College student Naoki Tashiro organizes bus trips for volunteers: “What we do is look for the missing people and right now we can go into places that haven’t been searched before. And what happens is, we find things that remind you that there was a life there: big trees, beer bottles, a coffee can, tires, regular things, but with all this mud, and once out of three times we do find the people, the remains.”
Tashiro says he narrowly escaped being killed. He was scheduled to take a class on March 13th two years ago… but the building that held the classroom was destroyed on March 11th.
At the bar, a couple of men in business suits are sitting in front of empty dishes, getting tipsy on bowls of milky sake.

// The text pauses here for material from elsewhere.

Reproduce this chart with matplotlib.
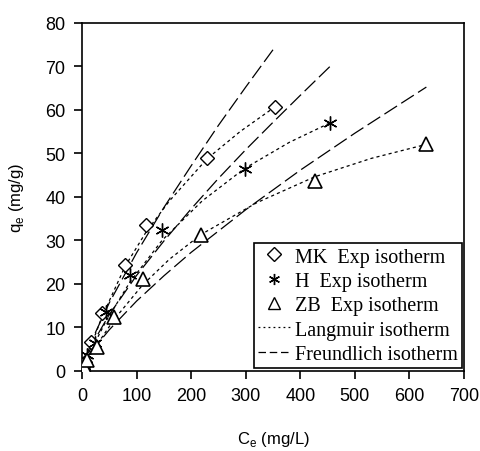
import matplotlib
matplotlib.use("Agg")
import matplotlib.pyplot as plt
from matplotlib.lines import Line2D

# Experimental data (Ce mg/L, qe mg/g)
mk_x = [1, 5, 16, 36, 79, 118, 229, 353]
mk_y = [0.3, 2.0, 6.7, 13.3, 24.3, 33.5, 49.0, 60.6]
h_x = [1, 4, 10, 24, 44, 88, 147, 298, 455]
h_y = [0.3, 1.5, 3.5, 6.4, 13.5, 22.0, 32.3, 46.4, 57.0]
zb_x = [1, 3, 10, 27, 59, 111, 218, 427, 630]
zb_y = [0.3, 1.0, 2.5, 5.5, 12.4, 21.0, 31.2, 43.7, 52.0]

# Langmuir fit curves
lm_mk_x = [0, 16, 36, 79, 118, 160, 229, 290, 353]
lm_mk_y = [0, 5.5, 12.2, 24.0, 32.0, 39.0, 48.7, 55.0, 60.6]
lm_h_x = [0, 24, 44, 88, 147, 220, 298, 380, 455]
lm_h_y = [0, 6.5, 11.4, 20.4, 30.0, 39.0, 46.5, 52.5, 57.0]
lm_zb_x = [0, 27, 59, 111, 160, 218, 320, 427, 530, 630]
lm_zb_y = [0, 5.9, 11.8, 19.7, 25.6, 31.3, 38.6, 44.6, 48.8, 52.0]

# Freundlich fit curves
fr_mk_x = [0, 5, 25, 50, 100, 150, 200, 250, 300, 353]
fr_mk_y = [0, 2.5, 8.9, 15.6, 27.1, 37.5, 47.1, 56.4, 65.2, 74.3]
fr_h_x = [0, 5, 25, 50, 100, 150, 200, 250, 300, 350, 400, 459]
fr_h_y = [0, 2.2, 7.5, 12.9, 21.9, 29.8, 37.2, 44.2, 50.8, 57.1, 63.3, 70.5]
fr_zb_x = [0, 5, 25, 50, 100, 150, 200, 300, 400, 500, 631]
fr_zb_y = [0, 1.7, 5.6, 9.4, 16.0, 21.8, 27.2, 37.0, 46.1, 54.6, 65.2]

xticks = [0, 100, 200, 300, 400, 500, 600, 700]
yticks = [0, 10, 20, 30, 40, 50, 60, 70, 80]

fig = plt.figure(figsize=(4.81, 4.52), dpi=100)
ax = fig.add_axes([0.1705, 0.1777, 0.7942, 0.7699])

lw = 0.9
dot = (0, (2.5, 2.5))
dash = (0, (12, 4))
for xs, ys in [(lm_mk_x, lm_mk_y), (lm_h_x, lm_h_y), (lm_zb_x, lm_zb_y)]:
    ax.plot(xs, ys, color="black", lw=lw, linestyle=dot)
for xs, ys in [(fr_mk_x, fr_mk_y), (fr_h_x, fr_h_y), (fr_zb_x, fr_zb_y)]:
    ax.plot(xs, ys, color="black", lw=lw, linestyle=dash)

ax.plot(mk_x, mk_y, linestyle="none", marker="D", ms=7, mfc="white", mec="black", mew=1.0, zorder=5)
ax.plot(h_x, h_y, linestyle="none", marker=(6, 2, 0), ms=10, mec="black", mew=1.0, zorder=5)
ax.plot(zb_x, zb_y, linestyle="none", marker="^", ms=10, mfc="white", mec="black", mew=1.2, zorder=5)

ax.set_xlim(0, 700)
ax.set_ylim(0, 80)
ax.set_xticks(xticks)
ax.set_yticks(yticks)
tickfont = {"family": "Liberation Sans", "size": 13}
ax.set_xticklabels([str(v) for v in xticks], fontdict=tickfont)
ax.set_yticklabels([str(v) for v in yticks], fontdict=tickfont)
ax.tick_params(direction="out", length=6, width=1.2, colors="black", pad=6)
for s in ax.spines.values():
    s.set_linewidth(1.2)

ax.set_xlabel(r"C$_\mathregular{e}$ (mg/L)", fontsize=12, family="Liberation Sans", labelpad=18)
ax.set_ylabel(r"q$_\mathregular{e}$ (mg/g)", fontsize=12, family="Liberation Sans", labelpad=14)

handles = [
    Line2D([], [], linestyle="none", marker="D", ms=7, mfc="white", mec="black"),
    Line2D([], [], linestyle="none", marker=(6, 2, 0), ms=8, mec="black"),
    Line2D([], [], linestyle="none", marker="^", ms=9, mfc="white", mec="black"),
    Line2D([], [], color="black", lw=lw, linestyle=(0, (1.5, 2.5))),
    Line2D([], [], color="black", lw=lw, linestyle=(0, (6, 3))),
]
labels = ["MK  Exp isotherm", "H  Exp isotherm", "ZB  Exp isotherm",
          "Langmuir isotherm", "Freundlich isotherm"]
leg = ax.legend(handles, labels, loc="lower right", bbox_to_anchor=(0.995, 0.008),
                prop={"family": "Liberation Serif", "size": 14.5},
                frameon=True, fancybox=False, edgecolor="black", framealpha=1,
                handlelength=1.6, handletextpad=0.25, labelspacing=0.26,
                borderpad=0.2, borderaxespad=0.0)
leg.get_frame().set_linewidth(1.2)

fig.savefig("out.png", dpi=100)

Takashi Kuramochi says he’s mostly been drinking sake. He says sake from the area hit by the tsunami is delicious.
While we’re talking, his colleague, Toru Watajima, gets an alert on his iPhone: “Earthquake!”
The floor starts to sway like a moving subway car. We get shaken for a good 20 seconds, and then Watajima’s cell phone tells him it was magnitude 6 in the neighboring prefecture.
But they are already relaxed and back to drinking sake.
The guys say Japanese people are used to this sort of thing. But Kuramochi says the massive earthquake that stuck two years ago was different. He thinks the tsunami and the nuclear accident that followed were the biggest thing ever to happen to Japan, bigger than the atomic bomb. My interpreter translates for him.
“Yes, there’s 2 million people in Tohoku still suffering,” he says, “and I feel like if I want to have a drink and have a good time, why not come to a place to support the Tohoku areas of course, that’s why I come here.”
The restaurant doesn’t only serve food from the disaster area to support the farmers there. It also donates all of its profits to the region. Last year, it contributed 15 million yen. That’s $162,000 to try to help rebuild the cities devastated by the earthquake and tsunami.